I screamed at the top of my lungs. I needed to get out. I would go totally insane if they didn't let me go, then there would be a real reason to have me thrown in this hell hole.

"Emmett! I need Emmett!" I slammed my fists on the floors, the walls and the door. I needed my big brother, I needed him to save me, even if I acted like I didn't. "Please! Just bring me Emmett!" I sobbed uncontrollably, Emmett's name falling from my lips like a prayer. After an hour of begging for my brother I realized it wasn't his name I was chanting over and over again anymore.

It was Edward's.

I was unsure of how many days had passed. They shut off the lights sometimes but it didn't help me sleep, it only heightened my paranoia and insomnia. The dark scared me. Things could be lurking in the dark corners. _He _could be lurking in the dark corners.

Three times a day, they shoved a tray of unappealing food into my room, and they always ended up collecting the full tray a few hours later.

There was a fog covering my mind. I didn't care though. It was there to protect me from myself. It made me constantly tired, but it always kept me awake. I loved the numb relief the fog always brought with it.

I felt like months had gone by when my door was finally slammed open. I glanced up, only slightly aware that the action was abnormal.

Emmett.

Emmett was standing in the doorway in all of his huge, furious glory. His head whipped to the side to face the nurse who was suddenly beside him. Emmett's eyes were blazing and furious, his top lip curled in disgust and contempt.

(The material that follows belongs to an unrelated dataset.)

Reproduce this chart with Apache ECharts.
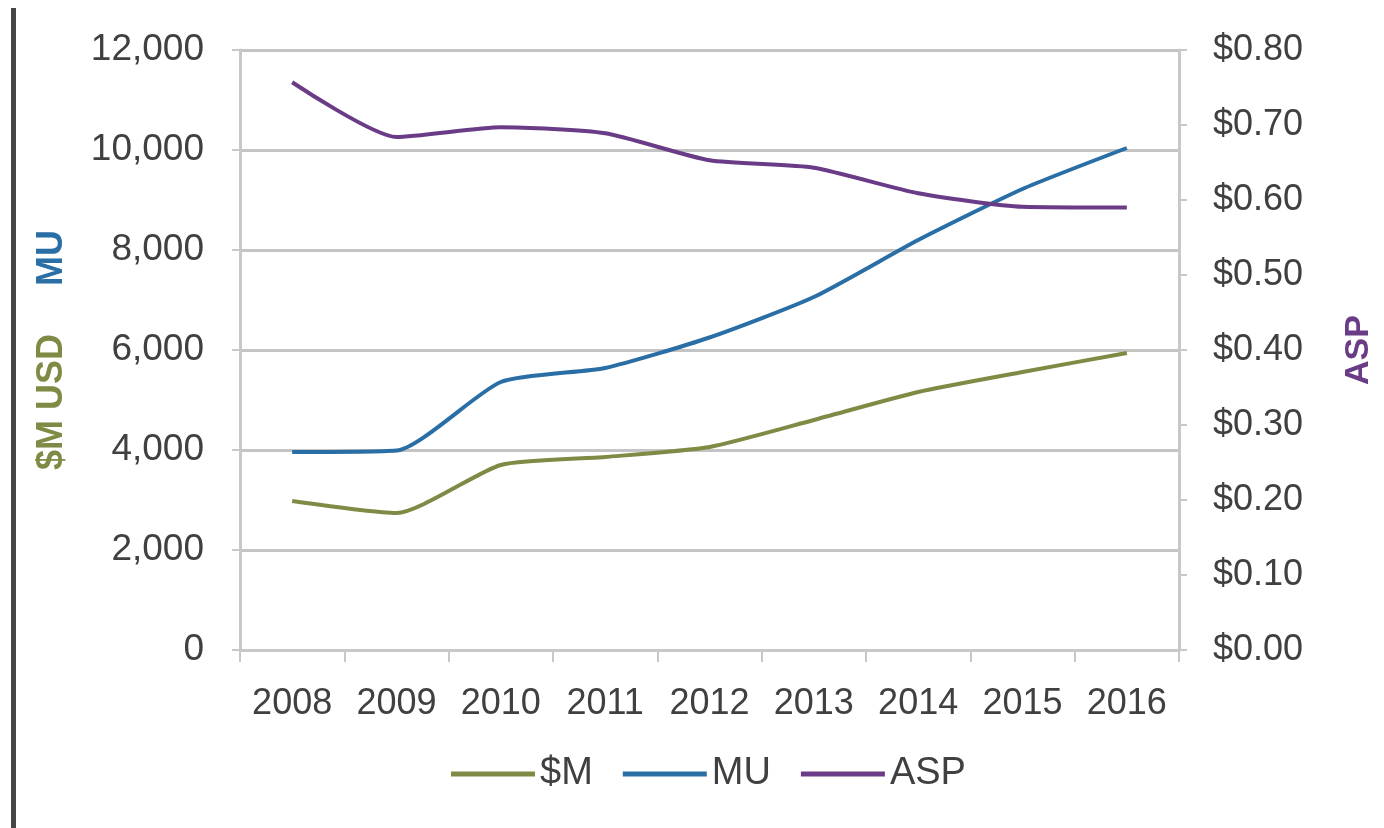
<!DOCTYPE html>
<html>
<head>
<meta charset="utf-8">
<script src="https://cdn.jsdelivr.net/npm/echarts@6/dist/echarts.min.js"></script>
<style>html,body{margin:0;padding:0;background:#fff;}#c{width:1384px;height:828px;}</style>
</head>
<body>
<div id="c"></div>
<script>
const years = ['2008','2009','2010','2011','2012','2013','2014','2015','2016'];
const revenueM = [2980, 2740, 3700, 3860, 4060, 4600, 5160, 5560, 5940];
const unitsMU = [3960, 3990, 5360, 5640, 6250, 7060, 8200, 9220, 10040];
const asp = [0.757, 0.684, 0.697, 0.689, 0.653, 0.643, 0.609, 0.591, 0.590];
const leftTicks = {min: 0, max: 12000, interval: 2000};
const rightTicks = {min: 0, max: 0.8, interval: 0.1};

const OLIVE = '#7f8a45', BLUE = '#2a6ea6', PURPLE = '#6a3b86';
const FONT = 'Liberation Sans';
const chart = echarts.init(document.getElementById('c'));
chart.setOption({
  backgroundColor: '#fff',
  animation: false,
  textStyle: {fontFamily: FONT},
  grid: {left: 240, right: 202, top: 50, bottom: 178},
  legend: {
    left: 446, top: 750,
    itemWidth: 84, itemHeight: 5, itemGap: 30, icon: 'rect',
    textStyle: {fontFamily: FONT, fontSize: 38, color: '#404040'},
    data: ['$M', 'MU', 'ASP']
  },
  xAxis: {
    type: 'category', data: years, boundaryGap: true,
    axisLine: {lineStyle: {color: '#c8c8c8', width: 3}},
    axisTick: {show: true, interval: 0, length: 12, lineStyle: {color: '#c8c8c8', width: 2}},
    axisLabel: {interval: 0, fontFamily: FONT, fontSize: 36, color: '#404040', margin: 36}
  },
  yAxis: [{
    type: 'value', min: leftTicks.min, max: leftTicks.max, interval: leftTicks.interval,
    position: 'left',
    name: '{a|$M USD}{g|}{b|MU}',
    nameLocation: 'middle', nameRotate: 90, nameGap: 170,
    nameTextStyle: {rich: {
      a: {fontFamily: FONT, fontSize: 36, fontWeight: 'bold', color: OLIVE},
      g: {width: 48, fontSize: 36},
      b: {fontFamily: FONT, fontSize: 36, fontWeight: 'bold', color: BLUE}
    }},
    axisLine: {show: true, lineStyle: {color: '#c8c8c8', width: 3}},
    axisTick: {show: true, length: 8, lineStyle: {color: '#c8c8c8', width: 2}},
    splitLine: {show: true, lineStyle: {color: '#c4c4c4', width: 3}},
    axisLabel: {fontFamily: FONT, fontSize: 37, color: '#404040', margin: 36,
      formatter: v => v.toLocaleString('en-US')}
  }, {
    type: 'value', min: rightTicks.min, max: rightTicks.max, interval: rightTicks.interval,
    position: 'right',
    name: 'ASP', nameLocation: 'middle', nameRotate: 90, nameGap: 163,
    nameTextStyle: {fontFamily: FONT, fontSize: 34, fontWeight: 'bold', color: PURPLE},
    axisLine: {show: true, lineStyle: {color: '#c8c8c8', width: 3}},
    axisTick: {show: true, length: 8, lineStyle: {color: '#c8c8c8', width: 2}},
    splitLine: {show: false},
    axisLabel: {fontFamily: FONT, fontSize: 36, color: '#404040', margin: 34,
      formatter: v => '$' + v.toFixed(2)}
  }],
  series: [
    {name: '$M', type: 'line', yAxisIndex: 0, data: revenueM, smooth: 0.2, symbol: 'none',
     lineStyle: {color: OLIVE, width: 4}, itemStyle: {color: OLIVE}},
    {name: 'MU', type: 'line', yAxisIndex: 0, data: unitsMU, smooth: 0.2, symbol: 'none',
     lineStyle: {color: BLUE, width: 4}, itemStyle: {color: BLUE}},
    {name: 'ASP', type: 'line', yAxisIndex: 1, data: asp, smooth: 0.2, symbol: 'none',
     lineStyle: {color: PURPLE, width: 4}, itemStyle: {color: PURPLE}}
  ],
  graphic: [
    {type: 'rect', shape: {x: 11, y: 8, width: 5, height: 820}, style: {fill: '#454545'}, silent: true}
  ]
});
</script>
</body>
</html>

"How fucking long has she been in this goddamn room." He growled, and the nurse cringed.

"F-four days." Her fingers twisted together in a complicated looking know.

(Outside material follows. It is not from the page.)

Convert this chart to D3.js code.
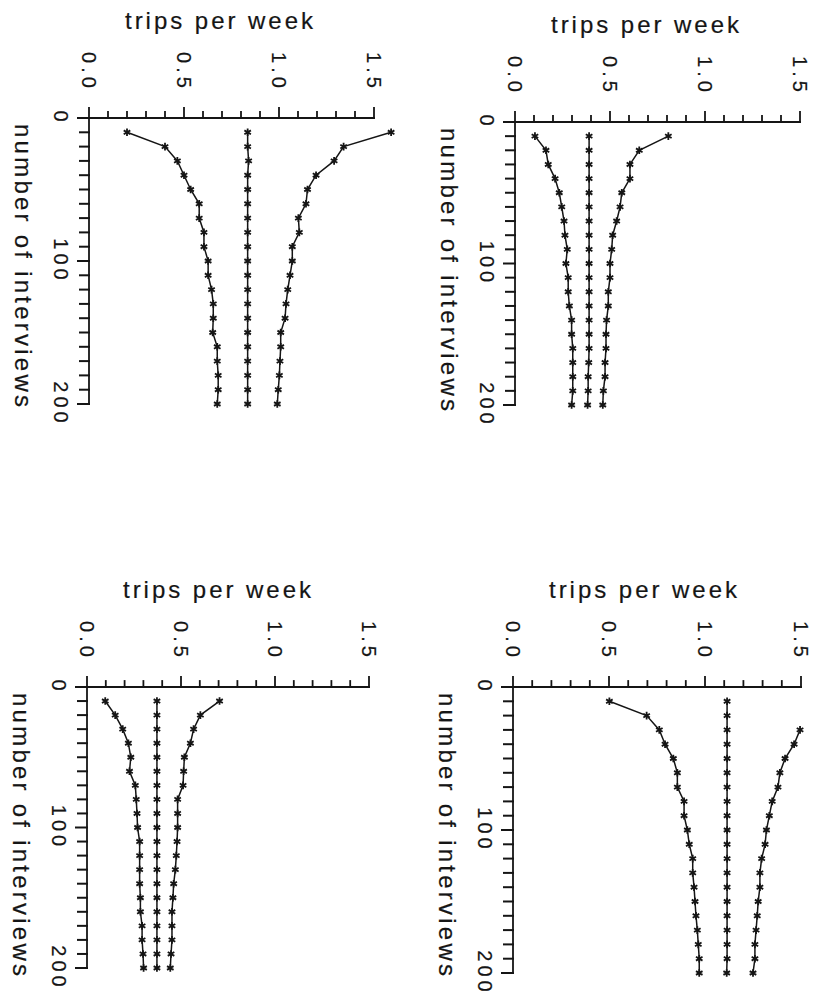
<!DOCTYPE html>
<html>
<head>
<meta charset="utf-8">
<title>trips per week</title>
<script src="https://d3js.org/d3.v7.min.js"></script>
<style>
  body { margin: 0; background: #fff; }
  svg text { font-family: "Liberation Sans", Arial, sans-serif; fill: #151515; stroke: #151515; stroke-width: 0.2; }
  .axis line { stroke: #151515; stroke-width: 1.8; stroke-linecap: square; }
  .axis line.yt { stroke-width: 2; }
  .tick-label { font-size: 20px; letter-spacing: 4px; }
  .title { font-size: 24px; }
  .series { fill: none; stroke: #151515; stroke-width: 1.5; }
  .mark { fill: none; stroke: #151515; stroke-width: 1.8; }
</style>
</head>
<body>
<svg width="823" height="1002"></svg>
<script>
// number of interviews at each plotted point
var interviews = [10, 20, 30, 40, 50, 60, 70, 80, 90, 100, 110, 120, 130, 140, 150, 160, 170, 180, 190, 200];
var tripTicks = [0, 0.5, 1.0, 1.5];
var interviewTicks = [0, 100, 200];

// top left
var tlLower = [0.20, 0.40, 0.465, 0.50, 0.535, 0.58, 0.58, 0.605, 0.605, 0.627, 0.627, 0.645, 0.654, 0.654, 0.651, 0.675, 0.675, 0.68, 0.68, 0.675];
var tlMid   = [0.835, 0.835, 0.84, 0.835, 0.835, 0.835, 0.835, 0.835, 0.835, 0.835, 0.835, 0.835, 0.835, 0.835, 0.835, 0.835, 0.835, 0.835, 0.835, 0.835];
var tlUpper = [1.59, 1.34, 1.29, 1.195, 1.15, 1.142, 1.102, 1.107, 1.07, 1.07, 1.058, 1.046, 1.037, 1.032, 1.009, 1.009, 1.005, 1.002, 0.996, 0.991];

// top right
var trLower = [0.105, 0.163, 0.175, 0.211, 0.233, 0.246, 0.258, 0.263, 0.275, 0.268, 0.28, 0.28, 0.286, 0.298, 0.298, 0.304, 0.304, 0.304, 0.304, 0.298];
var trMid   = [0.39, 0.39, 0.39, 0.39, 0.39, 0.39, 0.39, 0.39, 0.39, 0.39, 0.39, 0.39, 0.39, 0.39, 0.39, 0.39, 0.388, 0.385, 0.385, 0.382];
var trUpper = [0.807, 0.654, 0.605, 0.605, 0.562, 0.553, 0.535, 0.514, 0.509, 0.50, 0.50, 0.491, 0.491, 0.482, 0.479, 0.479, 0.474, 0.474, 0.465, 0.462];

// bottom left
var blLower = [0.097, 0.15, 0.19, 0.22, 0.233, 0.226, 0.257, 0.262, 0.266, 0.269, 0.28, 0.28, 0.28, 0.28, 0.284, 0.284, 0.293, 0.293, 0.298, 0.301];
var blMid   = [0.372, 0.372, 0.372, 0.372, 0.372, 0.372, 0.372, 0.372, 0.372, 0.372, 0.372, 0.372, 0.372, 0.372, 0.372, 0.372, 0.372, 0.372, 0.372, 0.372];
var blUpper = [0.705, 0.603, 0.567, 0.55, 0.518, 0.514, 0.511, 0.482, 0.482, 0.482, 0.479, 0.475, 0.47, 0.461, 0.457, 0.452, 0.452, 0.452, 0.447, 0.443];

// bottom right (first two upper values run off the scale)
var brLower = [0.502, 0.696, 0.762, 0.792, 0.835, 0.856, 0.856, 0.891, 0.891, 0.908, 0.918, 0.936, 0.936, 0.943, 0.948, 0.953, 0.96, 0.965, 0.97, 0.97];
var brMid   = [1.115, 1.115, 1.115, 1.115, 1.115, 1.115, 1.115, 1.115, 1.115, 1.115, 1.115, 1.115, 1.115, 1.115, 1.115, 1.115, 1.115, 1.115, 1.115, 1.113];
var brUpper = [null, null, 1.495, 1.464, 1.417, 1.39, 1.38, 1.35, 1.335, 1.32, 1.313, 1.295, 1.286, 1.286, 1.277, 1.272, 1.266, 1.26, 1.26, 1.25];

// where each scanned panel sits on the page
var panels = [
  { series: [tlLower, tlMid, tlUpper], left: 89,  right: 374, top: 118, bottom: 404 },
  { series: [trLower, trMid, trUpper], left: 515, right: 800, top: 122, bottom: 405 },
  { series: [blLower, blMid, blUpper], left: 87,  right: 369, top: 687, bottom: 968 },
  { series: [brLower, brMid, brUpper], left: 513, right: 801, top: 687, bottom: 973 }
];

var svg = d3.select("svg");
var fmt = d3.format(".1f");
var marker = d3.symbol().type(d3.symbolAsterisk || d3.symbolCross).size(40);

panels.forEach(function(p) {
  var x = d3.scaleLinear().domain([0, 1.5]).range([p.left, p.right]);
  var y = d3.scaleLinear().domain([0, 200]).range([p.top, p.bottom]);

  var g = svg.append("g");
  var ax = g.append("g").attr("class", "axis");

  // axis lines
  ax.append("line")
      .attr("x1", x(0)).attr("x2", x(1.5))
      .attr("y1", y(0)).attr("y2", y(0));
  ax.append("line")
      .attr("x1", x(0)).attr("x2", x(0))
      .attr("y1", y(0)).attr("y2", y(200));

  // trips per week ticks: every 0.1, longer every 0.5
  ax.selectAll(null)
      .data(x.ticks(15))
    .enter().append("line")
      .attr("x1", function(d) { return x(d); })
      .attr("x2", function(d) { return x(d); })
      .attr("y1", y(0))
      .attr("y2", function(d) { return y(0) - (Math.abs(d * 2 - Math.round(d * 2)) < 1e-6 ? 10 : 6); });

  // interview ticks every 10
  ax.selectAll(null)
      .data(y.ticks(20))
    .enter().append("line")
      .attr("class", "yt")
      .attr("x1", x(0))
      .attr("x2", function(d) { return x(0) - (d % 100 === 0 ? 11 : 9); })
      .attr("y1", function(d) { return y(d); })
      .attr("y2", function(d) { return y(d); });

  // rotated tick labels
  g.selectAll(null)
      .data(tripTicks)
    .enter().append("text")
      .attr("class", "tick-label")
      .attr("text-anchor", "middle")
      .attr("dominant-baseline", "central")
      .attr("transform", function(d) { return "translate(" + x(d) + "," + (y(0) - 46) + ") rotate(90)"; })
      .text(function(d) { return fmt(d); });

  g.selectAll(null)
      .data(interviewTicks)
    .enter().append("text")
      .attr("class", "tick-label")
      .attr("text-anchor", "middle")
      .attr("dominant-baseline", "central")
      .attr("transform", function(d) { return "translate(" + (x(0) - 28) + "," + y(d) + ") rotate(90)"; })
      .text(function(d) { return d; });

  // axis titles
  g.append("text")
      .attr("class", "title")
      .attr("x", x(0) + 36)
      .attr("y", y(0) - 89)
      .attr("textLength", 188)
      .attr("lengthAdjust", "spacing")
      .text("trips per week");

  g.append("text")
      .attr("class", "title")
      .attr("dominant-baseline", "central")
      .attr("transform", "translate(" + (x(0) - 66) + "," + (y(0) + 6) + ") rotate(90)")
      .attr("textLength", 283)
      .attr("lengthAdjust", "spacing")
      .text("number of interviews");

  // the three curves
  var line = d3.line()
      .defined(function(d) { return d.v != null; })
      .x(function(d) { return x(d.v); })
      .y(function(d) { return y(d.n); });

  p.series.forEach(function(vals) {
    var pts = interviews.map(function(n, i) { return { n: n, v: vals[i] }; });

    g.append("path")
        .datum(pts)
        .attr("class", "series")
        .attr("d", line);

    g.selectAll(null)
        .data(pts.filter(function(d) { return d.v != null; }))
      .enter().append("path")
        .attr("class", "mark")
        .attr("transform", function(d) { return "translate(" + x(d.v) + "," + y(d.n) + ")"; })
        .attr("d", marker);
  });
});
</script>
</body>
</html>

"Can't you people fucking read? Her medical file clearly states she is claustrophobic and nyctophobic. This room does anything _but _help her." He rushed to my side and scooped my up delicately, as if I were made from spun glass. He carried me through the community room and I saw him.

_Edward._

My mind seemed jolted alive by his presence. My skin tingled at the sight of him. I squirmed in Emmett's arms, trying to escape his painfully delicate iron grip. My mind only registered him. My eyes only saw Edward. He was the only important thing, he was the only person that mattered. He was the one who made the pain stop, who made everything feel good.

Emmett set me down gently and I raced to take a step forward, only to stumble a little the lack of food making me weaker than I had thought. Once I was righted and stable I ran. I ran towards Edward and right before I crashed into his unmoving body his arms opened and welcomed me against his warm body.

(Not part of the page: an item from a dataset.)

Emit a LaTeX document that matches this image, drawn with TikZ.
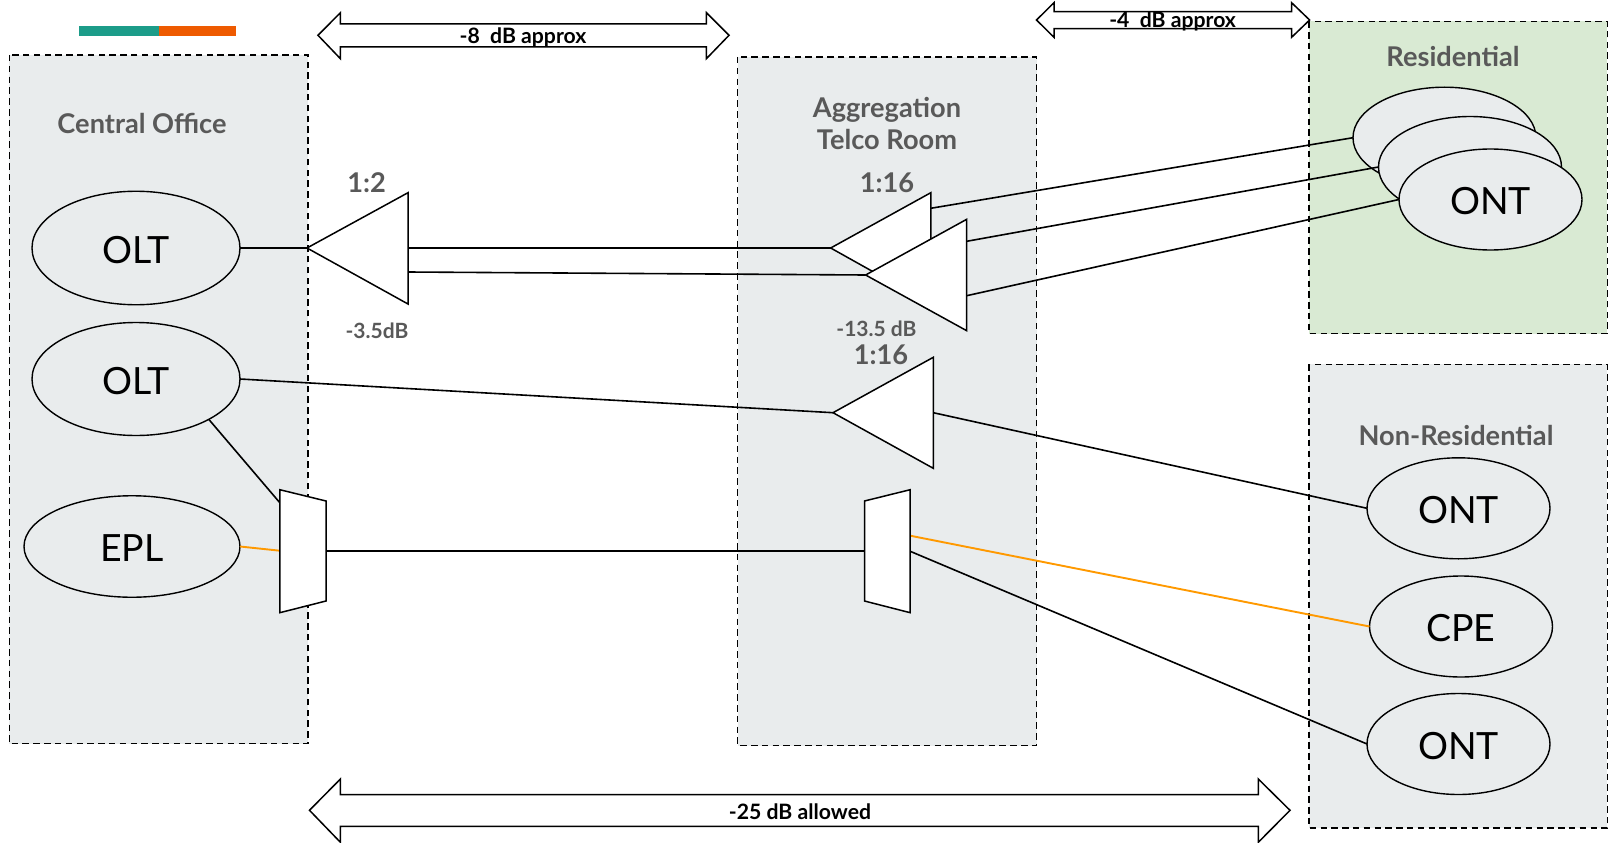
\documentclass[tikz,border=0pt]{standalone}
\usepackage{fontspec}
\setmainfont{Lato}
\usetikzlibrary{shapes.geometric}
\definecolor{boxgrey}{HTML}{E9ECED}
\definecolor{boxgreen}{HTML}{D9EAD3}
\definecolor{headgrey}{HTML}{595959}
\definecolor{fiberorange}{HTML}{FF9900}
\definecolor{barteal}{HTML}{1C9C89}
\definecolor{barorange}{HTML}{EE5A00}
\newcommand{\ovaltext}[1]{\raisebox{-1.8pt}[\height][\depth]{#1}}
\tikzset{
  zonebox/.style={draw=black,fill=boxgrey,line width=1.3pt,dash pattern=on 6.5pt off 4.3pt},
  oval/.style={draw=black,fill=boxgrey,ellipse,line width=1.4pt,inner sep=0pt,outer sep=0pt,
     font=\fontsize{37.5}{38}\selectfont,text=black},
  ovalwide/.style={oval,minimum width=183pt,minimum height=101pt},
  fiber/.style={draw=black,line width=1.6pt},
  ofiber/.style={draw=fiberorange,line width=1.9pt},
  device/.style={draw=black,fill=white,line width=1.5pt,line join=miter},
  dbl/.style={draw=black,fill=white,line width=1.5pt,line join=miter},
  head/.style={font=\fontsize{27.2}{32}\selectfont\bfseries,text=headgrey,align=center,inner sep=0pt},
  loss/.style={font=\fontsize{21}{24}\selectfont\bfseries,text=headgrey,inner sep=0pt},
  span/.style={font=\fontsize{21.2}{24}\selectfont\bfseries,text=black,inner sep=0pt},
}
\begin{document}
\begin{tikzpicture}[x=1pt,y=-1pt]
\useasboundingbox (0,0) rectangle (1610,843);
% legend bar
\fill[barteal] (79,26) rectangle (159,36);
\fill[barorange] (159,26) rectangle (236,36);
% zones
\path[zonebox] (9.2,55) rectangle (308,743.7);
\path[zonebox] (737.7,57) rectangle (1036.5,745.7);
\path[zonebox,fill=boxgreen] (1309,21.3) rectangle (1607.4,333.7);
\path[zonebox] (1309,364.3) rectangle (1607.4,828);
% span arrows
\path[dbl] (318,35.3) -- (340.4,12.7) -- (340.4,24) -- (706.4,24) -- (706.4,12.7) -- (729,35.3)
  -- (706.4,58.7) -- (706.4,47) -- (340.4,47) -- (340.4,58.7) -- cycle;
\path[dbl] (1036.5,20) -- (1054,2.7) -- (1054,11.7) -- (1291.6,11.7) -- (1291.6,2.7) -- (1309.6,20)
  -- (1291.6,37.3) -- (1291.6,28.7) -- (1054,28.7) -- (1054,37.3) -- cycle;
\path[dbl] (309.5,810.3) -- (340.4,779) -- (340.4,794.7) -- (1258.3,794.7) -- (1258.3,779) -- (1290,810.3)
  -- (1258.3,842.3) -- (1258.3,826.3) -- (340.4,826.3) -- (340.4,842.3) -- cycle;
% end devices
\node[oval,minimum width=208pt,minimum height=113.5pt] (olta) at (136,248) {\ovaltext{OLT}};
\node[oval,minimum width=208pt,minimum height=113pt] (oltb) at (136,379) {\ovaltext{OLT}};
\node[oval,minimum width=216pt,minimum height=101.5pt] (epl) at (132,546.5) {\ovaltext{EPL}};
\node[ovalwide] (onta) at (1444.5,137.7) {};
\node[ovalwide] (ontb) at (1470,167) {};
\node[ovalwide] (ontc) at (1490.5,199.5) {\ovaltext{ONT}};
\node[ovalwide] (ontd) at (1458.5,508.3) {\ovaltext{ONT}};
\node[ovalwide] (cpe) at (1461,626.5) {\ovaltext{CPE}};
\node[ovalwide] (onte) at (1458.5,744) {\ovaltext{ONT}};
% ports
\coordinate (sa tip) at (307,248);
\coordinate (sa out1) at (408,248);
\coordinate (sa out2) at (408,272);
\coordinate (sb tip) at (830.7,248);
\coordinate (sb out) at (930.8,208.3);
\coordinate (sc tip) at (865.6,275);
\coordinate (sc out1) at (966.7,241.3);
\coordinate (sc out2) at (966.7,295.7);
\coordinate (sd tip) at (833,412.7);
\coordinate (sd out) at (933.3,412.7);
\coordinate (ma up) at (279.8,502.7);
\coordinate (ma in) at (279.8,550.7);
\coordinate (ma out) at (326,550.7);
\coordinate (mb in) at (864.5,550.7);
\coordinate (mb o1) at (910.2,535.7);
\coordinate (mb o2) at (910.2,551.3);
% connectors
\draw[fiber] (olta.east) -- (sa tip);
\draw[fiber] (sa out1) -- (sb tip);
\draw[fiber] (sa out2) -- (sc tip);
\draw[fiber] (sb out) -- (onta.west);
\draw[fiber] (sc out1) -- (ontb.west);
\draw[fiber] (sc out2) -- (ontc.west);
\draw[fiber] (oltb.east) -- (sd tip);
\draw[fiber] (sd out) -- (ontd.west);
\draw[fiber] (oltb.-29) -- (ma up);
\draw[ofiber] (epl.east) -- (ma in);
\draw[fiber] (ma out) -- (mb in);
\draw[ofiber] (mb o1) -- (cpe.west);
\draw[fiber] (mb o2) -- (onte.west);
% splitters and multiplexers
\path[device] (sa tip) -- (408,192.7) -- (408,304) -- cycle;
\path[device] (sb tip) -- (930.8,192.7) -- (930.8,304) -- cycle;
\path[device] (sc tip) -- (966.7,219.3) -- (966.7,330.7) -- cycle;
\path[device] (sd tip) -- (933.3,357.3) -- (933.3,468.3) -- cycle;
\path[device] (279.8,489.7) -- (326,501) -- (326,601) -- (279.8,612.7) -- cycle;
\path[device] (864.5,501) -- (910.2,489.7) -- (910.2,612.7) -- (864.5,601) -- cycle;
% labels
\node[head] (lco) at (142,123.2) {Central Office};
\node[head] (lag) at (887,123) {Aggregation\\Telco Room};
\node[head] (lre) at (1453,56.7) {Residential};
\node[head] (lnr) at (1456,435) {Non-Residential};
\node[head] (r12) at (366.6,182.7) {1:2};
\node[head] (r16a) at (887,182.7) {1:16};
\node[head] (r16b) at (881,355) {1:16};
\node[loss] (l35) at (377,331) {-3.5dB};
\node[loss] (l135) at (876.5,328.3) {-13.5 dB};
\node[span] (d8) at (523,37.6) {-8 \ dB approx};
\node[span] (d4) at (1172.6,21.5) {-4 \ dB approx};
\node[span] (d25) at (800,811.5) {-25 dB allowed};
\end{tikzpicture}
\end{document}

"Edward, Edward, Edward." His name came through my lips without my permission. His arms held me tightly as he dared, almost as if he thought I was going to disappear. "I'm sorry. I know you think I'm disgusting and that you hate me, but thank you." I sighed, completely content.

He pulled away from me and gave me a probing, questioning look. "What the hell made you think that?" he asked, the pain clear as day in his voice.

"When they were carrying me through here the day I met you, it was in your eyes." I replied softly, shamefully.

"Bella, I was angry with myself. I had betrayed your trust. You were only in the cafeteria because I had dragged you-"

"Followed." I breathed, taking in his smell. "I followed you there." He gave me a stern look before continuing.

"Bella, when they carried you out of the cafeteria, it nearly killed me to see you so drugged up and knowing it was my fault. Then you started screaming in that room. It was the most god awful noise I've ever heard." He cringed, his voice laced with pain. I pressed my face into his broad chest.

"Edward." I sighed his name, completely happy in this moment.

Then Emmett did what he did best. He interrupted.

"Edward, this is my brother, Emmett." Edward scowled at Em, his eyes narrowed. They shook hands, but only briefly. Shit they hated each other already.

"Come on Brother Bear, take me to my room." I glanced at Edward as I extracted myself from his arms. He had a pained look on his face as he watched me walk away from him. I stopped abruptly.

"Can I stop by your room later?" I asked cautiously. I didn't want to push my limits with him. He smiled brightly.

"Of course you can Bella." He sighed before I walked away.